According to the lawsuit, the woman's shift supervisor refused to correctly gender her, repeatedly calling her "dude" and using "he/him" pronouns to address her. When she went to management at the South Bethlehem store, they did nothing. She was also moved to the back of the restaurant after customers refused to use her checkout lane when she worked the register and was told she couldn't use the women's restroom because customers "weren't comfortable" with her being there.
The lawsuit also claims that a group of three customers came into the store earlier this year, called her a "faggot," threatened to kill her, and physically assaulted her. She reported the incident to police and management but received little support from her manager. "If you don't feel safe, go home," she was reportedly told. When she left, her name was permanently removed from the schedule a few days later.

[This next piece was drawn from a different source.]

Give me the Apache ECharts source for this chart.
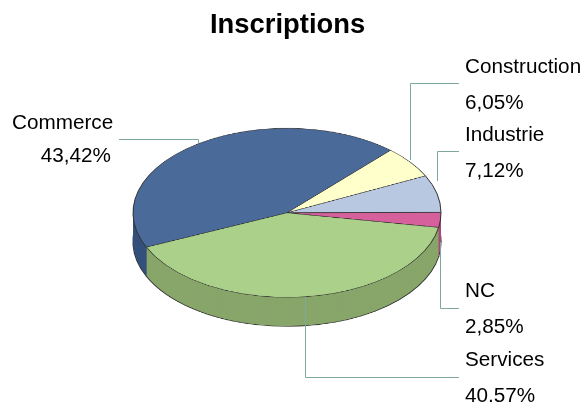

The woman filed her lawsuit under the name Jane Doe, as she fears further retribution if she discloses her name.
According to Dunkin' Donuts, the employee was fired for taking time off without providing notice. The lawsuit claims, however, that's not the real reason for her termination and that the company failed to follow its own policy of providing three warning letters before dismissing an employee.
Attorney Justin F. Robinette filed the lawsuit on behalf of the plaintiff, who he says is now living in Los Angeles and is homeless. "My client was subjected to humiliation based on her gender identity and ultimately fired illegally," Robinette told the local news website Lehigh Valley Live. "Nobody should have to endure this kind of abuse at their job and we plan to hold Dunkin' Donuts responsible for their actions in court."
Pennsylvania lacks explicit statewide laws prohibiting LGBTQ+ discrimination in the workplace, but its Human Relations Commission interprets the state's existing civil rights codes as banning bias on the basis of sexual orientation and gender identity in areas like employment, housing, and public accomodations.
The U.S. Supreme Court will soon decide whether or not it's legal to fire an employee for being trans, a decision that will impact Pennsylvania and the other 28 states without statewide nondiscrimination laws.